I have always thought I might have ADD, a sleep disorder, and some kind of generalized mood problem. Most of the time I just thought it was being my father’s son. After seeing Greg B. speak I couldn’t believe that I found his story so familiar. I spoke to him after the talk for a few minutes and I remember saying that I always have the manic side of things but I only recall being depressed for situational reasons, failure or loss. After thinking about this for awhile I realized that I do demonstrate depression quite often but it normally exhibits itself as me doing nothing but watching 5 seasons of Doctor Who or Star Trek etc… for a week. I don’t feel sad, I’m not morbid or agoraphobic I just have no motivation. I experience complete lethargy with anxiety that I always attributed to not getting work done and quick mood swings that I attributed to anxiety. I always justified these periods by saying I was burned out from pulling too many late nights on the computer and getting a ton of work done.
I am realizing now that as long as I can remember I have been exhibiting very classic cyclic behavior. As far back as high school. Almost two decades ago I went to a high school for gifted kids that regularly ranks in the top 20 in the nation but I tended to miss between 30 and 50 days of school every year. When I stayed home I wasn’t out getting in to trouble or hanging out with friends, I was in bed or watching television, doing nothing productive whatsoever. I was just lethargic. When I went to college the first time around I would have really great stretches of success followed by long stretches of incomprehensible failure. I though I was lazy or just disinterested in college so I joined the Marine Corps Reserves to try something different.
I dropped out of school and got a job as a computer technician. At this point I fell in to a really deep depression but I blamed it on losing a relationship I was in and being in limbo with my life. But I realize now that my mood and attention to my commitments is what killed that relationship. Eventually I was making enough money from my small reserves commitment to be able to start my own business and, no surprise I was miserable in the line of work I was in. I blamed the companies or the pay or the clients.
Since then things have gotten much better. At least on paper I look much more productive. I figured school out and I eventually ended up with a couple of degrees. I started a couple of businesses. My cyclic behavior continued but I was self employed and could control much of my schedule. I’d get a ton of work done for school or work, then burn out and do nothing for weeks but I had learned to plan my work and school effort around this.

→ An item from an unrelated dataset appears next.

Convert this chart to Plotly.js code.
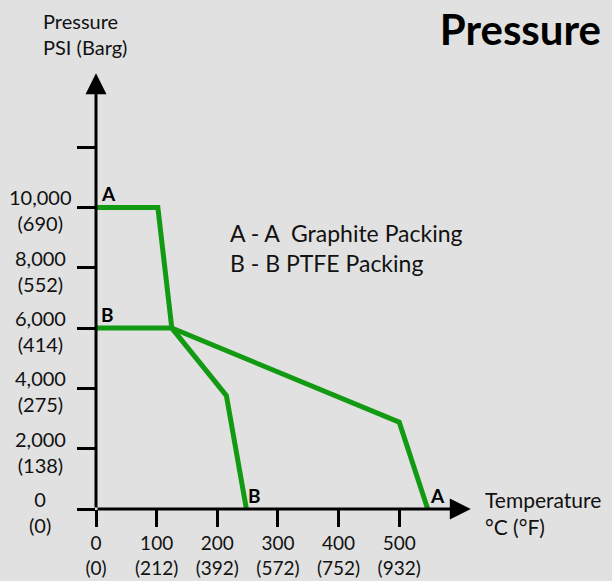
<!DOCTYPE html>
<html>
<head>
<meta charset="utf-8">
<script src="https://cdn.plot.ly/plotly-3.0.1.min.js"></script>
<style>html,body{margin:0;padding:0;background:#e1e1e1;}</style>
</head>
<body>
<div id="chart" style="width:612px;height:581px;"></div>
<script>
// Graphite packing (A - A)
const graphiteTemp = [0, 102, 125, 500, 547];
const graphitePsi  = [10000, 10000, 6000, 2880, 0];
// PTFE packing (B - B)
const ptfeTemp = [0, 125, 215, 248];
const ptfePsi  = [6000, 6000, 3760, 0];

const xTickVals = [0, 100, 200, 300, 400, 500];
const xTickC    = ['0', '100', '200', '300', '400', '500'];
const xTickF    = ['(0)', '(212)', '(392)', '(572)', '(752)', '(932)'];

const yTickVals = [0, 2000, 4000, 6000, 8000, 10000, 12000];
const yTickPsi  = ['0', '2,000', '4,000', '6,000', '8,000', '10,000', ''];
const yTickBarg = ['(0)', '(138)', '(275)', '(414)', '(552)', '(690)', ''];

const FONT = 'Lato, "Open Sans", sans-serif';
const GREEN = '#139a13';

const traces = [
  {x: graphiteTemp, y: graphitePsi, mode: 'lines', name: 'Graphite Packing',
   line: {color: GREEN, width: 5}, hoverinfo: 'skip'},
  {x: ptfeTemp, y: ptfePsi, mode: 'lines', name: 'PTFE Packing',
   line: {color: GREEN, width: 5}, hoverinfo: 'skip'}
];

const annotations = [];
// y tick labels (two centered lines)
yTickVals.forEach((v, i) => {
  if (!yTickPsi[i]) return;
  annotations.push({
    xref: 'paper', yref: 'y', x: (40 - 96) / 376, y: v,
    xanchor: 'center', yanchor: 'middle', yshift: -3,
    text: yTickPsi[i] + '<br>' + yTickBarg[i], align: 'center', showarrow: false,
    font: {family: FONT, size: 20, color: '#111'}
  });
});
// axis arrows
annotations.push({
  xref: 'x', yref: 'y', axref: 'x', ayref: 'y',
  x: 618, y: 0, ax: 0, ay: 0, text: '', showarrow: true,
  arrowhead: 2, arrowsize: 1.4, arrowwidth: 3, arrowcolor: '#000', standoff: 0
});
annotations.push({
  xref: 'x', yref: 'y', axref: 'x', ayref: 'y',
  x: 0, y: 14450, ax: 0, ay: 0, text: '', showarrow: true,
  arrowhead: 2, arrowsize: 1.4, arrowwidth: 3, arrowcolor: '#000', standoff: 0
});
// curve letters
const letters = [
  {t: 'A', x: graphiteTemp[0], y: graphitePsi[0], xs: 3},
  {t: 'B', x: ptfeTemp[0], y: ptfePsi[0], xs: 3},
  {t: 'B', x: ptfeTemp[ptfeTemp.length - 1], y: 0, xs: 0},
  {t: 'A', x: graphiteTemp[graphiteTemp.length - 1], y: 0, xs: 0}
];
letters.forEach(l => annotations.push({
  xref: 'x', yref: 'y', x: l.x, y: l.y, xanchor: 'left', yanchor: 'bottom',
  xshift: l.xs, yshift: 0, text: '<b>' + l.t + '</b>', showarrow: false,
  font: {family: FONT, size: 19, color: '#000'}
}));
// legend text
annotations.push({
  xref: 'paper', yref: 'paper', x: (228 - 96) / 376, y: (509 - 218) / 437,
  xanchor: 'left', yanchor: 'top', align: 'left', showarrow: false,
  text: 'A - A\u00a0\u00a0Graphite Packing<br>B - B PTFE Packing',
  font: {family: FONT, size: 23, color: '#111'}
});
// axis titles
annotations.push({
  xref: 'paper', yref: 'paper', x: (41 - 96) / 376, y: (509 - 9) / 437,
  xanchor: 'left', yanchor: 'top', align: 'left', showarrow: false,
  text: 'Pressure<br>PSI (Barg)', font: {family: FONT, size: 20, color: '#111'}
});
annotations.push({
  xref: 'paper', yref: 'paper', x: (483 - 96) / 376, y: (509 - 485) / 437,
  xanchor: 'left', yanchor: 'top', align: 'left', showarrow: false,
  text: 'Temperature<br>°C (°F)', font: {family: FONT, size: 21, color: '#111'}
});

const layout = {
  width: 612, height: 581,
  paper_bgcolor: '#e1e1e1', plot_bgcolor: '#e1e1e1',
  margin: {l: 96, r: 140, t: 70, b: 72, pad: 0},
  showlegend: false,
  title: {text: '<b>Pressure</b>', x: 601 / 612, xanchor: 'right', xref: 'container',
          y: 1 - 16 / 581, yanchor: 'top', yref: 'container',
          font: {family: FONT, size: 42, color: '#000'}},
  xaxis: {range: [0, 620], showgrid: false, zeroline: false, showline: false,
          tickmode: 'array', tickvals: xTickVals,
          ticktext: xTickC.map((c, i) => c + '<br>' + xTickF[i]),
          ticks: 'outside', ticklen: 17, tickwidth: 3, tickcolor: '#000',
          tickfont: {family: FONT, size: 19, color: '#111'}, fixedrange: true},
  yaxis: {range: [0, 14560], showgrid: false, zeroline: false, showline: false,
          tickmode: 'array', tickvals: yTickVals, showticklabels: false,
          ticks: 'outside', ticklen: 18, tickwidth: 3, tickcolor: '#000', fixedrange: true},
  annotations: annotations
};

Plotly.newPlot('chart', traces, layout, {displayModeBar: false, staticPlot: true});
</script>
</body>
</html>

At this point in my life I would never have considered having bipolar or related disorder. I was successful and doing the things that normal people do. Things did not get bad again until I decided to take a normal job. It was an excellent opportunity with a very well known tech company. After about a year there I was miserable for no good reason. The job was full remote but had a very rigid schedule where I had to be engaged with other employees or our systems on a set scheduled. I had no real excuse to be unhappy so I blamed the work or the company. Now I believe the problem is that it was the first time in a decade that I had to mold my mood to some one else’ schedule.
After just over a year I left for another more stable company where I would be a very senior team member. This next position started out as partial remote but ended up eventually with me in the office full time. This is when things started to get bad for me. My bad sleep schedule makes it impossible to ever be to the office early but the rest of the team is early risers. I have terrible mood swings and tend to not get along so well with some non developers on the team. I have said some and done things I regret deeply. I have days when I frustrate very fast but also days where I’m an excellent mentor. I have had months where I get next to nothing done and months where I work non stop for 80 hours weeks pulling off what feel like miracles. As it turns out my productivity periods come out so well that I now manage the team and with this change things got even worse. I didn’t have the opportunity to burn out anymore, my productivity was needed every single day. I had to watch my mood. I couldn’t get away with being an anti social programmer type. When I drop the ball it is noticed, I have to keep up on my email which is something I’ve never done well. People expect the best version of me every minute of every day and there just isn’t any way for me to be that person that consistently.
I don’t want to make this any longer but there are literally hundreds of things I would love to get in to this introduction. So to make a long story short, after seeing Greg speak I started looking in to bipolar disorder. Several online surveys have put me either low on the bipolar spectrum or having something called cyclothymia and the best I can think of it is that cyclothymia is to bipolar as Aspergers is to Autism.
A cyclothymia diagnosis fits so well with the way things have ebbed and flowed in my life and I’m wondering if anyone else here can relate to either my story of if they’ve been talked to about or discussed cyclothymia before?